The enlightened age of sabermetrics: an attempt to put the belief systems of baseball purists to shame.

What does it really matter if a guy gets his uniform dirty if he has a low wRC+? Who cares if a pitcher is a “gamer” when his FIP is barely above replacement level? When every action during the course of a game, season and career can be charted, quantified and then used as an analytical tool to ascertain value and predict future outcomes, the contentions and conventions of the older generations become obsolete.

WAR, what is it good for? Baseball purists may as well be shouting the earth is 6,000 years old at a paleontology conference.

Right?

Sure, for general managers, acronym soup is the breakfast of champions. But, the science of statistics is less valuable when it comes to judging a player’s unproven attributes. There are still significant cracks in the methodology of the metrics and how they help our understanding of a team’s overall success.

That it’s an imperfect science is openly admitted, but it’s always easy to attribute aspects of success or failure that were not predicted as outliers or fluctuations.

Isn’t that every bit the notion of confirmation bias that the Society for American Baseball Research heads disparage old-schoolers with?

Just as fans and players can sense momentum and camaraderie, intuition and subjective perception are inescapable realities of the human experience.

Heck, the “Moneyball” model values “intangibles.” The difference between teams like the Los Angeles Dodgers and the Colorado Rockies or the New York Mets and Minnesota Twins seems to indicate that culture matters — tremendously.

It starts at the top.

Arizona Diamondbacks’ general manager Kevin Towers knows how to build a team with a small payroll.

According to a story in The New York Times that came out in late February, Towers pulled no punches when initially observing the pitiful state of the franchise last year. Reportedly, Towers told manager Kirk Gibson at the end of the year that a stroll through the locker room gave Towers the sense that the Diamondbacks were “losers.”

After being fired by the San Diego Padres, Towers briefly worked for the New York Yankees before getting the Snakes’ job.

In that same article, Towers compared the two scenes.

“You could take the average fan and say: ‘You’ve got a minute, walk through the front door of the Yankee clubhouse and, on the same day, walk through the Diamondback clubhouse. You can’t say anything, just evaluate what’s going on, walk through the room, down the steps, into the dugout and out, and you tell me which one’s a winner and which one’s not.’ Even if they had their nametags covered, it’d be easy. Those guys are the winners, and those guys are the losers.”

Is that unconscious confirmation bias, or is it true that “losers” and “winners” can be spotted without looking at the back of the bubble gum card?

One of the reasons Gibson was hired was his perceived toughness. Physical and mental weaknesses were the common criticisms of the Diamondbacks.

Towers switched out some “softer” players with older, “tougher” veterans.

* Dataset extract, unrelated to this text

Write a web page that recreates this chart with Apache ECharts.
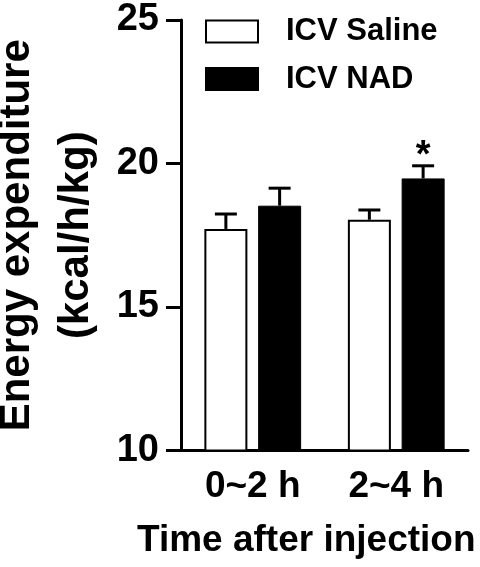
<!DOCTYPE html>
<html>
<head>
<meta charset="utf-8">
<script src="https://cdn.jsdelivr.net/npm/echarts@6/dist/echarts.min.js"></script>
<style>
  html, body { margin: 0; padding: 0; background: #fff; }
  #chart { width: 480px; height: 567px; }
</style>
</head>
<body>
<div id="chart"></div>
<script>
// data
const categories = ['0~2 h', '2~4 h']
const salineMean = [17.72, 18.04]
const salineSem = [0.52, 0.34]
const nadMean = [18.53, 19.48]
const nadSem = [0.61, 0.44]
const nadSig = ['', '*']
const yMin = 10
const yMax = 25
const yStep = 5

const FONT = '"Liberation Sans", Arial, sans-serif'
const BAR_W = 43
const GAP = 10.75
const OFF = (BAR_W + GAP) / 2

const chart = echarts.init(document.getElementById('chart'))

// error bar (upward only) + optional significance mark
const errorSeries = (name, means, sems, sig, side) => ({
  type: 'custom',
  name: name + ' err',
  z: 5,
  silent: true,
  encode: { x: 0, y: 1 },
  data: means.map((m, i) => [i, m, sems[i]]),
  renderItem: (params, api) => {
    const i = api.value(0)
    const m = api.value(1)
    const e = api.value(2)
    const base = api.coord([i, m])
    const top = api.coord([i, m + e])
    const x = base[0] + side * OFF
    const st = { stroke: '#000', lineWidth: 3 }
    const children = [
      { type: 'line', shape: { x1: x, y1: base[1], x2: x, y2: top[1] }, style: st },
      { type: 'line', shape: { x1: x - 11, y1: top[1], x2: x + 11, y2: top[1] }, style: st }
    ]
    const mark = sig ? sig[params.dataIndex] : ''
    if (mark) {
      children.push({
        type: 'text',
        style: {
          text: mark, x: x, y: top[1] - 9,
          align: 'center', verticalAlign: 'middle',
          font: 'bold 38px ' + FONT, fill: '#000'
        }
      })
    }
    return { type: 'group', children }
  }
})

const option = {
  animation: false,
  backgroundColor: '#fff',
  textStyle: { fontFamily: FONT, color: '#000' },
  title: {
    text: 'Time after injection',
    left: 137,
    top: 522,
    padding: 0,
    textStyle: { fontFamily: FONT, fontSize: 37, fontWeight: 'bold', color: '#000' }
  },
  legend: {
    orient: 'vertical',
    left: 205,
    top: 16,
    padding: 0,
    itemWidth: 52,
    itemHeight: 22,
    itemGap: 16.5,
    icon: 'rect',
    data: ['ICV Saline', 'ICV NAD'],
    textStyle: {
      fontFamily: FONT, fontSize: 31, fontWeight: 'bold', color: '#000',
      lineHeight: 22, padding: [0, 0, 0, 23]
    }
  },
  grid: { left: 181, right: 12, top: 20, bottom: 116.5, outerBoundsMode: 'none', containLabel: false },
  xAxis: {
    type: 'category',
    data: categories,
    axisLine: { lineStyle: { color: '#000', width: 3 } },
    axisTick: { alignWithLabel: true, length: 14, lineStyle: { color: '#000', width: 3 } },
    axisLabel: { margin: 18, fontFamily: FONT, fontSize: 37, fontWeight: 'bold', color: '#000' },
    splitLine: { show: false }
  },
  yAxis: {
    type: 'value',
    min: yMin,
    max: yMax,
    interval: yStep,
    name: 'Energy expenditure\n(kcal/h/kg)',
    nameLocation: 'middle',
    nameRotate: 90,
    nameGap: 72,
    nameTextStyle: { fontFamily: FONT, fontSize: 42, fontWeight: 'bold', color: '#000', lineHeight: 59 },
    axisLine: { show: true, lineStyle: { color: '#000', width: 3 } },
    axisTick: { show: true, length: 15, lineStyle: { color: '#000', width: 3 } },
    axisLabel: { margin: 22, fontFamily: FONT, fontSize: 38, fontWeight: 'bold', color: '#000' },
    splitLine: { show: false }
  },
  series: [
    {
      name: 'ICV Saline',
      type: 'bar',
      data: salineMean,
      barWidth: BAR_W,
      barGap: (GAP / BAR_W * 100).toFixed(1) + '%',
      itemStyle: { color: '#fff', borderColor: '#000', borderWidth: 2 }
    },
    {
      name: 'ICV NAD',
      type: 'bar',
      data: nadMean,
      barWidth: BAR_W,
      itemStyle: { color: '#000', borderColor: '#000', borderWidth: 1 }
    },
    errorSeries('ICV Saline', salineMean, salineSem, null, -1),
    errorSeries('ICV NAD', nadMean, nadSem, nadSig, 1)
  ]
}

chart.setOption(option)
</script>
</body>
</html>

He went as far as calling some Navy Seals during spring training to give the players a pep talk.

Forgive Towers for his recent hire of Jerry Krause. (Thankfully, he will be far removed from the scene.) Towers is off to a great start.

In Los Angeles, the underachieving Dodgers’ biggest acquisition might be first-base coach Davey Lopes, who has always instilled a toughness and energy on the base paths.

The Baltimore Orioles and Pittsburgh Pirates seem to be emerging from the shadows of perpetual embarrassment behind the dominant personalities of Buck Showalter and Clint Hurdle, both of whom have a proven their histories of turning around teams short on “talent” and organizations light in the wallet.

No, these teams aren’t much better on paper from last season, but you can be sure they’ll win more games. Some in the SABR community will scratch their heads and call it random. Others will tie their hopes to the idea that a foundation for success is being built.